Crowe’s John is a complex figure considering how often we see this type of film. John isn’t the brave machine-like archetype but instead an intelligent, yet naive man. In one scene he almost gets caught and the shock leaves him physically ill. It is very satisfying to see these types of moments – where a thriller does not go down traditional avenues. His tenderness towards Lara and his son is subtle and realistic but it’s the interaction with his father which is the most impressive. Russell Crowe and Brian Dennehy portray a complex relationship where actions mean more than words. John’s relationships with his wife, father and son are all believable, particularly notable considering the small amount of screen time they have.
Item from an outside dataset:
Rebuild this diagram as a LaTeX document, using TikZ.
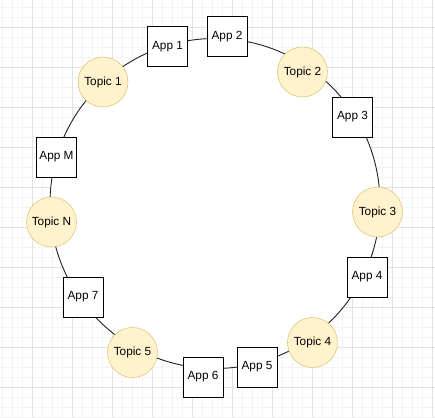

The film moves along at a reasonable pace but the 133 minute running time could have used some trimming. It never bothers but there are superfluous moments. There are also a number of instances that feel too neatly done – where the film slips slightly into conventional. There is also a question of Nicole’s (Olivia Wilde) and super Detective Quinn’s (Jason Beghe) motives. Most frustratingly is the pursuit of John and Lara by Lieutenant Nabulsi (Lenne James), who miraculously knows every move the couple will try and pull.
Despite these issues, The Next Three Days is an impressive film of this type. Asking what a man will do in a time of desperation and discussing the consequences of the prison system, The Next Three Days packs a powerful punch that was not expected. Well-acted and scripted, this is a successful remake of an average film.